Çift ve Aile Terapisi eğitimi alırken okumak uygun bir eşzamanlılık olurmuş sahiden de.
Ama işte her kitabın bir vakti var ve ancak zamanı gelince okutuyor kendini.
9 bölümden oluşuyor kitap ve -özellikle de kadınların- aile ilişkilerinde, iş yerlerinde ya da diğer önemli ilişkilerinde yaşadıkları sınır ve öfke sorunlarını, nedenlerini anlatıyor ve uygulanabilir kalıcı çözüm yolları sunuyor.

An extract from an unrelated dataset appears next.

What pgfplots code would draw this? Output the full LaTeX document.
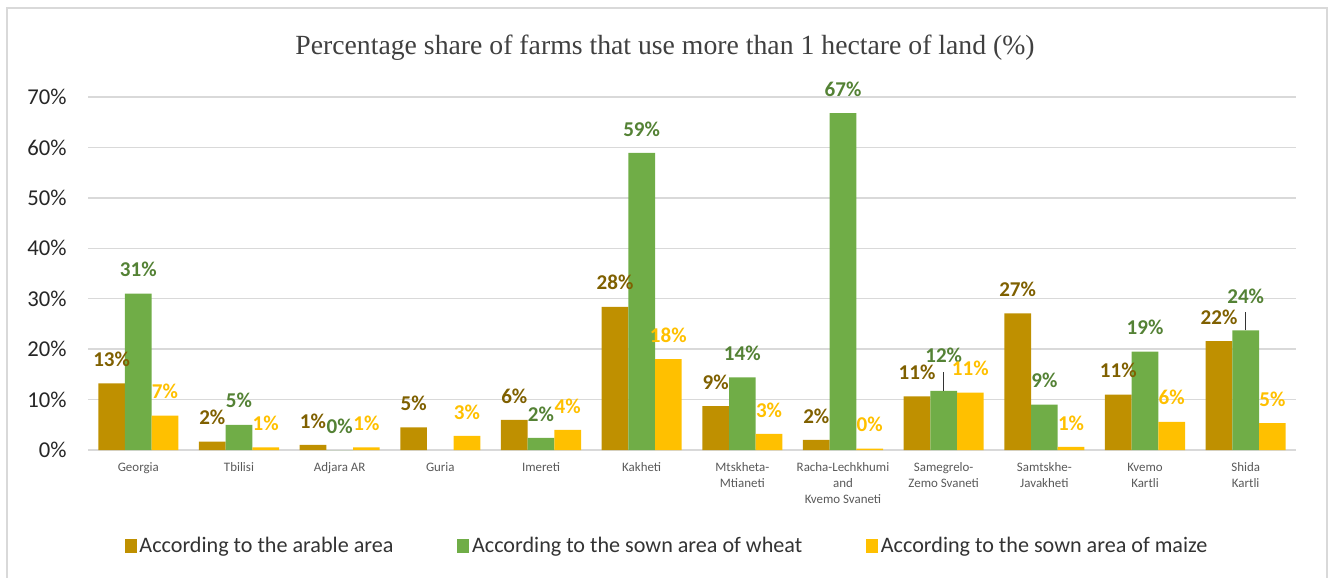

Hem alanda çalışan profesyoneller için hem kendini tanımaya ilgi duyan alan dışı kişiler için anlaşılır, pratik ve önemli bir kaynak olduğunu düşünüyorum.

Kendi okuma listeme de serinin diğer kitapları Kandırma Dansı ile Dans Eden Benlikler’i ekliyorum.




Gizli Bahçe
Bu ayın çocuk kitabı Gizli Bahçe, tıpkı arka kapak yazısındaki şu sözler gibi tatlı hislerle bırakıyor okuyanı:

“Zenginliğin biraz da dünyayı, doğan güneşi tüm güzellikleriyle görebilmek olduğunu anlatan bu kitap;

Yaşam sevincinin biraz zorlanılsa da etrafa yayılabileceğini bir çocuğun yaşantısını anlatarak gösteriyor.
Yaşamınız gizlediğiniz bir bahçe olmasın; bahçenizi başkaları ile paylaşın;)”



Nazar
Yılın son kitabı Nazar, Ortaçağ Avrupası'nda kilise, engizisyon, kadın ve cadı avı konusunda oldukça akıcı ve kendine özgü bir roman. Çok severek okudum ben, zulüm gören tüm kadınlara adanan bu kitabı.